Company: American Electric Power
Company background:
American Electric Power is one of the largest electric utilities in the United States, delivering safe, reliable power to nearly 5.5 million regulated customers in 11 states.
AEP owns the nation's largest electricity transmission system, a more than 40,000-mile network that includes more 765-kilovolt extra-high voltage transmission lines than all other U.S. transmission systems combined. AEP also operates more than 223,000 miles of distribution lines. AEP also is one of the nation’s largest electricity producers with approximately 30,000 megawatts of diverse generating capacity, including more than 5,300 megawatts of renewable energy.
AEP's utility units operate as AEP Ohio, AEP Texas, Appalachian Power (in Virginia and West Virginia), AEP Appalachian Power (in Tennessee), Indiana Michigan Power, Kentucky Power, Public Service Company of Oklahoma, and Southwestern Electric Power Company (in Arkansas, Louisiana and east Texas). AEP's headquarters are in Columbus, Ohio.
Contact: Joseph Davis Title: Data Scientist Country: United States Award Category: ROI Rock Star What was the business need/presented problem you were faced with?
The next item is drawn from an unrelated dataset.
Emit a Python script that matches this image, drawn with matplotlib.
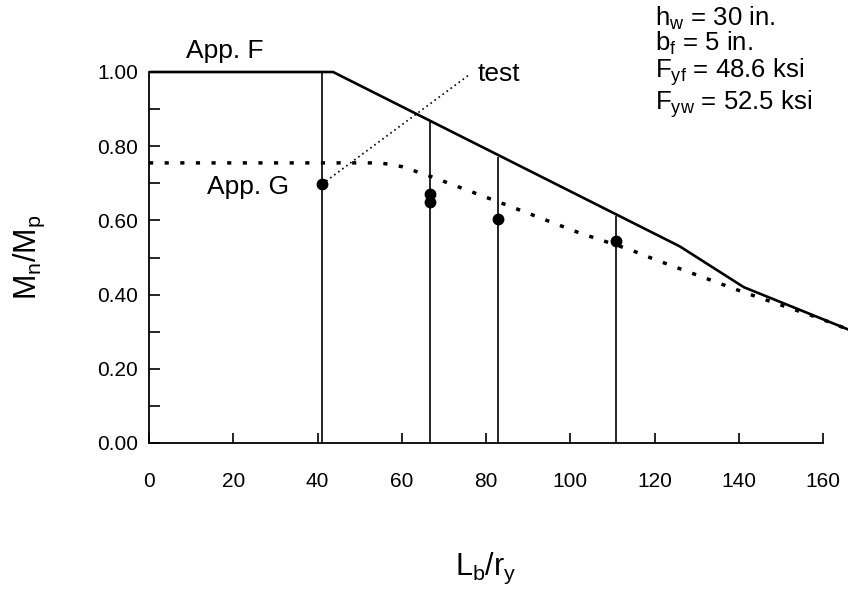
import matplotlib.pyplot as plt
from matplotlib.ticker import MultipleLocator

plt.rcParams['font.family'] = ['Liberation Sans', 'DejaVu Sans']

# App. F curve (Lb/ry, Mn/Mp)
app_f_x = [0, 43.7, 126, 141.2, 166.2]
app_f_y = [1.0, 1.0, 0.53, 0.42, 0.305]

# App. G curve
app_g_x = [0, 55, 60, 67, 85, 102, 114, 120, 141, 159, 166.2]
app_g_y = [0.755, 0.755, 0.745, 0.718, 0.641, 0.567, 0.522, 0.495, 0.407, 0.337, 0.305]

# test results
test_x = [41.1, 66.7, 66.7, 82.8, 110.8]
test_y = [0.698, 0.671, 0.650, 0.603, 0.545]

# vertical lines at tested lengths, up to App. F
vline_x = [41.1, 66.7, 82.8, 110.8]
vline_top = [1.0, 0.870, 0.770, 0.612]

# leader line to "test" label
leader_x = [41.1, 76.3]
leader_y = [0.698, 0.995]

fig = plt.figure(figsize=(8.48, 5.91), dpi=100)
ax = fig.add_axes([149 / 848, 1 - 443 / 591, 674 / 848, 371 / 591])

ax.plot(app_f_x, app_f_y, color='black', lw=1.9, clip_on=False, solid_capstyle='butt')
ax.plot(app_g_x, app_g_y, color='black', lw=2.5, dashes=(1.2, 3.3), clip_on=False)
ax.plot(leader_x, leader_y, color='black', lw=1.2, dashes=(1, 2.0))
ax.vlines(vline_x, 0, vline_top, color='black', lw=1.2)
ax.plot(test_x, test_y, 'o', color='black', ms=7.5)

ax.set_xlim(0, 160)
ax.set_ylim(0, 1.0)
ax.xaxis.set_major_locator(MultipleLocator(20))
ax.yaxis.set_major_locator(MultipleLocator(0.2))
ax.yaxis.set_minor_locator(MultipleLocator(0.1))
ax.set_yticklabels([f'{v:.2f}' for v in ax.get_yticks()])

for s in ['top', 'right']:
    ax.spines[s].set_visible(False)
for s in ['left', 'bottom']:
    ax.spines[s].set_linewidth(1.3)

ax.tick_params(axis='x', direction='in', length=7, width=1.2, pad=21, labelsize=15)
ax.tick_params(axis='y', which='both', direction='in', length=8, width=1.2, pad=8, labelsize=15)

ax.set_xlabel(r'L$_\mathregular{b}$/r$_\mathregular{y}$', fontsize=22, labelpad=43)
ax.set_ylabel(r'M$_\mathregular{n}$/M$_\mathregular{p}$', fontsize=22, labelpad=36)

ax.text(18, 1.025, 'App. F', fontsize=19, ha='center', va='bottom')
ax.text(23.5, 0.69, 'App. G', fontsize=19, ha='center', va='center')
ax.text(78, 0.995, 'test', fontsize=19, ha='left', va='center')

fig.text(655 / 848, 1 - 18 / 591, r'h$_\mathregular{w}$ = 30 in.', fontsize=18.5, va='center')
fig.text(655 / 848, 1 - 43 / 591, r'b$_\mathregular{f}$ = 5 in.', fontsize=18.5, va='center')
fig.text(655 / 848, 1 - 72 / 591, r'F$_\mathregular{yf}$ = 48.6 ksi', fontsize=18.5, va='center')
fig.text(655 / 848, 1 - 104 / 591, r'F$_\mathregular{yw}$ = 52.5 ksi', fontsize=18.5, va='center')

fig.savefig('out.png', dpi=100)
Working in Finance department, our team constructs daily interest rate zero curve for BUs across the company to discount the energy positions in our portfolio from trading operations. The daily zero curve is also used in valuing interest rate derivatives executed by the Corporate Finance department.
In order to construct our zero curve, we used LONDON Interbank Offered Rate (LIBOR) rates for the front end of the curve. However, LIBOR has been subject to manipulation and is no longer considered a reliable benchmark. As a result, it’s been determined that the Secured overnight Financing Rate (SOFR) will replace LIBOR as the alternative reference rate.
To transition our existing Interest Rate Derivative Analytics (IRDA) system from LIBOR to SOFR is not a trivial task as it requires overhauling the entire curve structure and date conventions.
How did you use SAS to increase revenue/save money for your organization?
Instead of relying on third party tools or software, we developed SAS programs using our own resources to bootstrap from SOFR market rates and constructed the SOFR based interest rate zero rate. The derived zero curve was then fed into the valuation programs for the derivative mark-to-market valuation for financial reporting and monitoring. What SAS products did you use and how did you use them?
For IRDA we used Server SAS 9.4 and the SAS GRID server. In these we have multiple SAS scripts and macros that are automated on our SAS GRID server in a batch run (xml driven) to come up with daily evaluations which are then pulled into reporting software.
What were your results? Please quantify.
This allowed us to save at least $500K annually if we had to go with third-party vendor software. Additionally, workload might take 1 hour of manual labor daily to work on third-party platform, now the SAS product we created has been fully automated for curve construction and publishing, and it only takes 20 mins computing time to complete, which is a substantial reduction in human effort and minimized the risk of manual errors.